Don't include pictures. Quote the lines below from the first through the line that contains "const xTitle = 'Путь трения, м';".

**Data**
━━━━━━━━━━

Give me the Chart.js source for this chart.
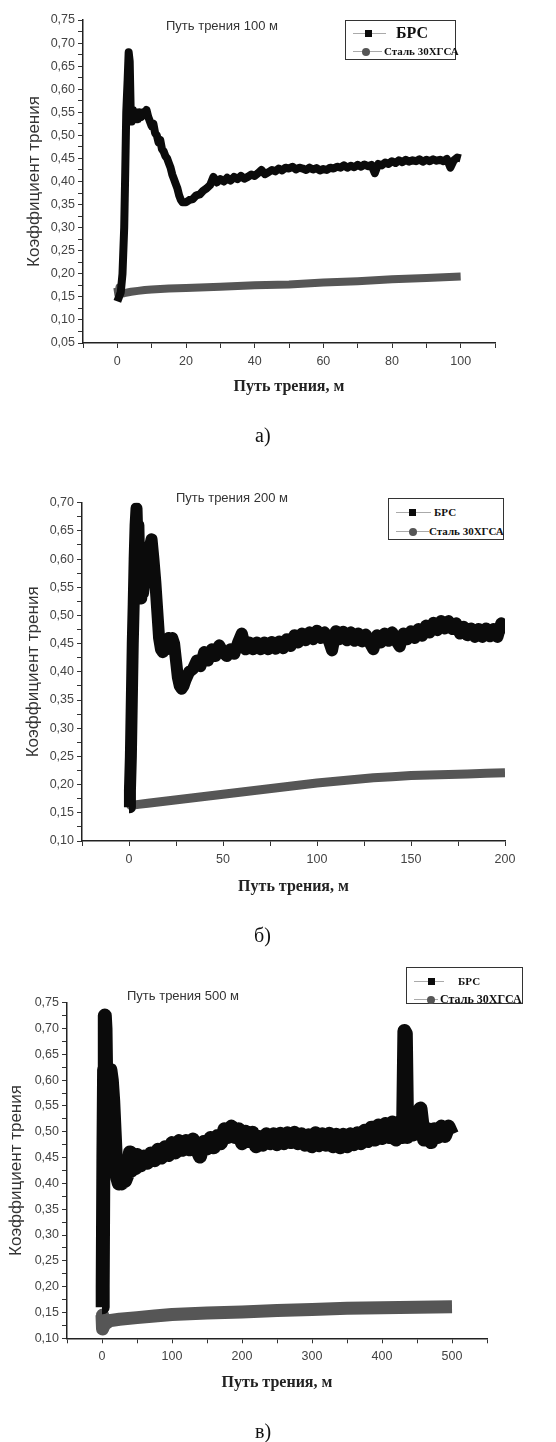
<!DOCTYPE html>
<html>
<head>
<meta charset="utf-8">
<script src="https://cdn.jsdelivr.net/npm/chart.js@4.4.1/dist/chart.umd.min.js"></script>
<style>
    body { margin: 0; background: #fff; width: 556px; height: 1442px; position: relative; overflow: hidden; font-family: "Liberation Sans", Arial, sans-serif; }
    canvas { position: absolute; left: 0; }
    .lbl { position: absolute; white-space: nowrap; line-height: 1; }
    .ttl { font-size: 13px; color: #333; }
    .cap { font-family: "Liberation Serif", serif; font-size: 20px; color: #111; }
    .leg { position: absolute; border: 1px solid #333; background: #fff; box-sizing: border-box; }
    .leg span { position: absolute; }
</style>
</head>
<body>
<canvas id="chartA" width="556" height="400" style="top:0px"></canvas>
<canvas id="chartB" width="556" height="420" style="top:480px"></canvas>
<canvas id="chartC" width="556" height="440" style="top:960px"></canvas>

<script>
const seriesNames = ['БРС', 'Сталь 30ХГСА'];
const panelTitles = ['Путь трения 100 м', 'Путь трения 200 м', 'Путь трения 500 м'];
const panelCaptions = ['а)', 'б)', 'в)'];
const yTitle = 'Коэффициент трения';
const xTitle = 'Путь трения, м';

// а) 100 m
const distA_brs = [0, 0.5, 1, 1.5, 2, 2.3, 2.6, 3, 3.3, 3.6, 3.9, 4.2, 4.6, 5, 5.5, 6, 6.5, 7, 7.5, 8, 8.5, 9, 9.5, 10, 10.5, 11, 11.5, 12, 12.5, 13, 13.5, 14, 14.5, 15, 15.5, 16, 16.5, 17, 17.5, 18, 18.5, 19,
    20, 21, 22, 23, 24, 25, 26, 27, 28, 29, 30, 31, 32, 33, 34, 35, 36, 37, 38, 39, 40, 41, 42, 43, 44, 45, 46, 47, 48, 49, 50, 51, 52, 53, 54, 55, 56, 57, 58, 59,
    60, 61, 62, 63, 64, 65, 66, 67, 68, 69, 70, 71, 72, 73, 74, 75, 76, 77, 78, 79, 80, 81, 82, 83, 84, 85, 86, 87, 88, 89, 90, 91, 92, 93, 94, 95, 96, 97, 98, 99, 100];
const coefA_brs = [0.14, 0.15, 0.16, 0.20, 0.30, 0.42, 0.55, 0.62, 0.68, 0.66, 0.55, 0.53, 0.555, 0.54, 0.55, 0.535, 0.55, 0.54, 0.55, 0.545, 0.555, 0.54, 0.53, 0.52, 0.525, 0.505, 0.50, 0.485, 0.49, 0.47, 0.465, 0.455, 0.45, 0.44, 0.43, 0.415, 0.405, 0.395, 0.385, 0.37, 0.36, 0.355,
    0.355, 0.36, 0.362, 0.37, 0.372, 0.38, 0.385, 0.392, 0.41, 0.398, 0.405, 0.40, 0.408, 0.402, 0.41, 0.405, 0.412, 0.406, 0.41, 0.415, 0.412, 0.418, 0.425, 0.416, 0.42, 0.425, 0.422, 0.428, 0.424, 0.43, 0.428, 0.432, 0.426, 0.43, 0.428, 0.425, 0.43, 0.426, 0.429, 0.424,
    0.427, 0.425, 0.43, 0.428, 0.432, 0.43, 0.435, 0.43, 0.434, 0.431, 0.436, 0.432, 0.437, 0.433, 0.436, 0.418, 0.438, 0.435, 0.441, 0.438, 0.444, 0.44, 0.446, 0.442, 0.447, 0.443, 0.446, 0.444, 0.448, 0.443, 0.447, 0.444, 0.448, 0.445, 0.447, 0.444, 0.449, 0.43, 0.446, 0.452, 0.45];
const distA_st = [0, 0.3, 0.6, 1, 2, 4, 6, 8, 10, 15, 20, 30, 40, 50, 60, 70, 80, 90, 100];
const coefA_st = [0.17, 0.155, 0.17, 0.157, 0.158, 0.161, 0.163, 0.165, 0.166, 0.168, 0.169, 0.172, 0.175, 0.177, 0.181, 0.184, 0.188, 0.191, 0.194];

// б) 200 m
const distB_brs = [0, 0.5, 1, 1.5, 2, 2.5, 3, 3.5, 4, 4.5, 5, 5.5, 6, 6.5, 7, 7.5, 8, 9, 10, 11, 12, 13, 14, 15, 16, 17, 18, 19, 20, 21, 22, 23, 24, 25, 26, 27, 28, 29,
    30, 32, 34, 36, 38, 40, 42, 44, 46, 48, 50, 52, 54, 56, 58, 60, 62, 64, 66, 68, 70, 72, 74, 76, 78, 80, 82, 84, 86, 88, 90, 92, 94, 96, 98, 100, 102, 104, 106, 108, 110, 112, 114,
    116, 118, 120, 122, 124, 126, 128, 130, 132, 134, 136, 138, 140, 142, 144, 146, 148, 150, 152, 154, 156, 158, 160, 162, 164, 166, 168, 170, 172, 174, 176, 178, 180, 182, 184, 186, 188, 190, 192, 194, 196, 198, 200];
const coefB_brs = [0.16, 0.19, 0.25, 0.35, 0.45, 0.52, 0.60, 0.66, 0.69, 0.63, 0.66, 0.57, 0.60, 0.53, 0.56, 0.54, 0.555, 0.56, 0.58, 0.62, 0.635, 0.60, 0.56, 0.51, 0.46, 0.44, 0.435, 0.45, 0.44, 0.46, 0.455, 0.46, 0.45, 0.42, 0.39, 0.375, 0.37, 0.375,
    0.385, 0.40, 0.405, 0.42, 0.41, 0.435, 0.42, 0.44, 0.428, 0.447, 0.435, 0.428, 0.44, 0.432, 0.452, 0.468, 0.44, 0.452, 0.44, 0.452, 0.44, 0.452, 0.44, 0.453, 0.441, 0.454, 0.442, 0.458, 0.446, 0.465, 0.452, 0.468, 0.456, 0.47, 0.458, 0.473, 0.46, 0.47, 0.458, 0.438, 0.472, 0.458, 0.471,
    0.456, 0.47, 0.455, 0.468, 0.454, 0.466, 0.452, 0.44, 0.465, 0.452, 0.468, 0.455, 0.47, 0.456, 0.445, 0.468, 0.458, 0.472, 0.46, 0.476, 0.464, 0.482, 0.47, 0.487, 0.474, 0.49, 0.477, 0.49, 0.476, 0.486, 0.468, 0.48, 0.465, 0.477, 0.462, 0.476, 0.462, 0.477, 0.463, 0.476, 0.462, 0.486, 0.468];
const distB_st = [0, 0.3, 0.6, 1, 3, 5, 10, 20, 30, 40, 50, 60, 70, 80, 90, 100, 110, 120, 130, 140, 150, 160, 170, 180, 190, 200];
const coefB_st = [0.20, 0.185, 0.165, 0.163, 0.164, 0.165, 0.167, 0.171, 0.175, 0.179, 0.183, 0.187, 0.191, 0.195, 0.199, 0.203, 0.206, 0.209, 0.212, 0.214, 0.216, 0.217, 0.218, 0.219, 0.22, 0.221];

// в) 500 m
const distC_brs = [0, 1, 2, 3, 4, 5, 6, 7, 8, 9, 10, 12, 14, 16, 18, 20, 22, 24, 26, 28, 30, 33, 36, 38, 40, 42, 45, 48,
    50, 55, 60, 65, 70, 75, 80, 85, 90, 95, 100, 105, 110, 115, 120, 125, 130, 135, 140, 145, 150, 155, 160, 165, 170, 175, 180, 185, 190, 195, 200, 205, 210, 215, 220, 225, 230, 235, 240, 245,
    250, 255, 260, 265, 270, 275, 280, 285, 290, 295, 300, 305, 310, 315, 320, 325, 330, 335, 340, 345, 350, 355, 360, 365, 370, 375, 380, 385, 390, 395, 400, 405, 410, 415, 420, 425, 430,
    432, 434, 436, 440, 445, 450, 455, 458, 460, 465, 470, 475, 480, 485, 490, 495, 500];
const coefC_brs = [0.16, 0.20, 0.45, 0.62, 0.725, 0.70, 0.60, 0.57, 0.62, 0.58, 0.60, 0.62, 0.60, 0.56, 0.50, 0.44, 0.41, 0.40, 0.405, 0.40, 0.41, 0.405, 0.415, 0.44, 0.46, 0.425, 0.44, 0.43,
    0.455, 0.435, 0.452, 0.44, 0.458, 0.445, 0.465, 0.45, 0.47, 0.455, 0.478, 0.46, 0.482, 0.465, 0.482, 0.466, 0.485, 0.468, 0.452, 0.48, 0.468, 0.488, 0.47, 0.492, 0.478, 0.505, 0.49, 0.51, 0.49, 0.505, 0.478, 0.50, 0.482, 0.498, 0.472, 0.49, 0.475, 0.495, 0.478, 0.495,
    0.476, 0.496, 0.478, 0.497, 0.48, 0.498, 0.478, 0.495, 0.475, 0.493, 0.472, 0.497, 0.474, 0.495, 0.475, 0.496, 0.472, 0.494, 0.47, 0.494, 0.472, 0.495, 0.476, 0.497, 0.478, 0.502, 0.482, 0.508, 0.485, 0.512, 0.488, 0.515, 0.49, 0.518, 0.485, 0.51, 0.49,
    0.695, 0.69, 0.49, 0.512, 0.495, 0.535, 0.545, 0.51, 0.485, 0.505, 0.48, 0.505, 0.49, 0.51, 0.492, 0.51, 0.495];
const distC_st = [0, 0.5, 1, 2, 4, 8, 10, 25, 50, 75, 100, 150, 200, 250, 300, 350, 400, 450, 500];
const coefC_st = [0.145, 0.135, 0.118, 0.122, 0.127, 0.131, 0.134, 0.137, 0.14, 0.143, 0.146, 0.149, 0.151, 0.154, 0.156, 0.158, 0.159, 0.16, 0.161];

function toPoints(xs, ys) {
    return xs.map((x, i) => ({ x: x, y: ys[i] }));
}

function commaLabel(value, step) {
    const k = Math.round(value * 1000);
    return k % step === 0 ? value.toFixed(2).replace('.', ',') : '';
}

function makeChart(id, opt) {
    const ctx = document.getElementById(id).getContext('2d');
    return new Chart(ctx, {
        type: 'line',
        data: {
            datasets: [{
                label: seriesNames[0],
                data: toPoints(opt.brs[0], opt.brs[1]),
                borderColor: '#0b0b0b',
                borderWidth: opt.brsWidth,
                pointRadius: 0,
                borderJoinStyle: 'round',
                fill: false
            }, {
                label: seriesNames[1],
                data: toPoints(opt.st[0], opt.st[1]),
                borderColor: '#565656',
                borderWidth: opt.stWidth,
                pointRadius: 0,
                borderJoinStyle: 'round',
                fill: false
            }]
        },
        options: {
            responsive: false,
            animation: false,
            layout: { padding: { top: opt.padTop, right: opt.padRight, bottom: 0, left: 0 } },
            plugins: { legend: { display: false }, tooltip: { enabled: false } },
            scales: {
                x: {
                    type: 'linear',
                    min: opt.xMin,
                    max: opt.xMax,
                    afterFit: (scale) => { scale.height = opt.xHeight; },
                    border: { display: true, color: '#222', width: 1.5 },
                    grid: { display: true, drawOnChartArea: false, drawTicks: true, tickLength: 5, color: '#333' },
                    ticks: {
                        stepSize: opt.xStep,
                        autoSkip: false,
                        maxRotation: 0,
                        padding: 6,
                        color: '#444',
                        font: { family: 'Liberation Sans', size: 12.5 },
                        callback: (v) => (v % opt.xLabelStep === 0 && v >= 0 && v <= opt.xLast) ? String(v) : ''
                    },
                    title: {
                        display: true,
                        text: xTitle,
                        color: '#222',
                        font: { family: 'Liberation Serif', size: 16, weight: 'bold' },
                        padding: { top: 0, bottom: opt.xTitlePad }
                    }
                },
                y: {
                    min: opt.yMin,
                    max: opt.yMax,
                    afterFit: (scale) => { scale.width = opt.yWidth; },
                    border: { display: true, color: '#222', width: 1.5 },
                    grid: { display: true, drawOnChartArea: false, drawTicks: true, tickLength: 5, color: '#333' },
                    ticks: {
                        stepSize: 0.025,
                        autoSkip: false,
                        padding: 3,
                        color: '#444',
                        font: { family: 'Liberation Sans', size: 12.5 },
                        callback: (v) => commaLabel(v, 50)
                    },
                    title: {
                        display: true,
                        text: yTitle,
                        color: '#333',
                        font: { family: 'Liberation Sans', size: 17 },
                        padding: { top: opt.yTitlePad, bottom: 0 }
                    }
                }
            }
        }
    });
}

makeChart('chartA', {
    brs: [distA_brs, coefA_brs], st: [distA_st, coefA_st],
    brsWidth: 8, stWidth: 8,
    xMin: -10, xMax: 110, xStep: 10, xLabelStep: 20, xLast: 100,
    yMin: 0.05, yMax: 0.75,
    padTop: 20, padRight: 61, yWidth: 83, xHeight: 57, xTitlePad: 3.4, yTitlePad: 23.8
});

makeChart('chartB', {
    brs: [distB_brs, coefB_brs], st: [distB_st, coefB_st],
    brsWidth: 12, stWidth: 9,
    xMin: -25, xMax: 200, xStep: 25, xLabelStep: 50, xLast: 200,
    yMin: 0.10, yMax: 0.70,
    padTop: 22.7, padRight: 51, yWidth: 82, xHeight: 59, xTitlePad: 3.4, yTitlePad: 23.3
});

makeChart('chartC', {
    brs: [distC_brs, coefC_brs], st: [distC_st, coefC_st],
    brsWidth: 14, stWidth: 13,
    xMin: -50, xMax: 550, xStep: 50, xLabelStep: 100, xLast: 500,
    yMin: 0.10, yMax: 0.75,
    padTop: 42.7, padRight: 69, yWidth: 67, xHeight: 61.7, xTitlePad: 7.4, yTitlePad: 5.8
});

// panel titles and captions
function addText(cls, text, left, top) {
    const el = document.createElement('div');
    el.className = 'lbl ' + cls;
    el.textContent = text;
    el.style.left = left + 'px';
    el.style.top = top + 'px';
    document.body.appendChild(el);
}

addText('ttl', panelTitles[0], 166, 19);
addText('ttl', panelTitles[1], 176, 491);
addText('ttl', panelTitles[2], 127, 989);
addText('cap', panelCaptions[0], 255, 425);
addText('cap', panelCaptions[1], 254, 925);
addText('cap', panelCaptions[2], 255, 1421);

// legend boxes
function addLegend(box, rows) {
    const leg = document.createElement('div');
    leg.className = 'leg';
    leg.style.left = box[0] + 'px';
    leg.style.top = box[1] + 'px';
    leg.style.width = box[2] + 'px';
    leg.style.height = box[3] + 'px';
    rows.forEach((r, i) => {
        const line = document.createElement('span');
        line.style.cssText = `left:${r.line[0]}px;top:${r.y}px;width:${r.line[1] - r.line[0]}px;height:1px;background:#aaa`;
        leg.appendChild(line);
        const mark = document.createElement('span');
        const s = i === 0 ? 7 : 8;
        mark.style.cssText = `left:${r.mark - s / 2}px;top:${r.y - s / 2 + 0.5}px;width:${s}px;height:${s}px;background:${i === 0 ? '#0b0b0b' : '#565656'};border-radius:${i === 0 ? 0 : 50}%`;
        leg.appendChild(mark);
        const txt = document.createElement('span');
        txt.textContent = seriesNames[i];
        txt.style.cssText = `left:${r.text}px;top:${r.y - r.size / 2}px;font:bold ${r.size}px "Liberation Serif",serif;line-height:1;color:#111;white-space:nowrap`;
        leg.appendChild(txt);
    });
    document.body.appendChild(leg);
}

addLegend([345, 20, 111, 40], [
    { y: 12, line: [7, 40], mark: 22, text: 50, size: 16 },
    { y: 30, line: [7, 36], mark: 20, text: 38, size: 11 }
]);
addLegend([388, 498, 116, 42], [
    { y: 13, line: [7, 42], mark: 23, text: 45, size: 11 },
    { y: 32, line: [7, 40], mark: 24, text: 40, size: 11 }
]);
addLegend([406, 967, 117, 37], [
    { y: 13, line: [7, 37], mark: 24, text: 51, size: 11 },
    { y: 31, line: [7, 31], mark: 24, text: 33, size: 12 }
]);
</script>
</body>
</html>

━━━━━━━━━━

**Response**
Give me the Chart.js source for this chart.
<!DOCTYPE html>
<html>
<head>
<meta charset="utf-8">
<script src="https://cdn.jsdelivr.net/npm/chart.js@4.4.1/dist/chart.umd.min.js"></script>
<style>
    body { margin: 0; background: #fff; width: 556px; height: 1442px; position: relative; overflow: hidden; font-family: "Liberation Sans", Arial, sans-serif; }
    canvas { position: absolute; left: 0; }
    .lbl { position: absolute; white-space: nowrap; line-height: 1; }
    .ttl { font-size: 13px; color: #333; }
    .cap { font-family: "Liberation Serif", serif; font-size: 20px; color: #111; }
    .leg { position: absolute; border: 1px solid #333; background: #fff; box-sizing: border-box; }
    .leg span { position: absolute; }
</style>
</head>
<body>
<canvas id="chartA" width="556" height="400" style="top:0px"></canvas>
<canvas id="chartB" width="556" height="420" style="top:480px"></canvas>
<canvas id="chartC" width="556" height="440" style="top:960px"></canvas>

<script>
const seriesNames = ['БРС', 'Сталь 30ХГСА'];
const panelTitles = ['Путь трения 100 м', 'Путь трения 200 м', 'Путь трения 500 м'];
const panelCaptions = ['а)', 'б)', 'в)'];
const yTitle = 'Коэффициент трения';
const xTitle = 'Путь трения, м';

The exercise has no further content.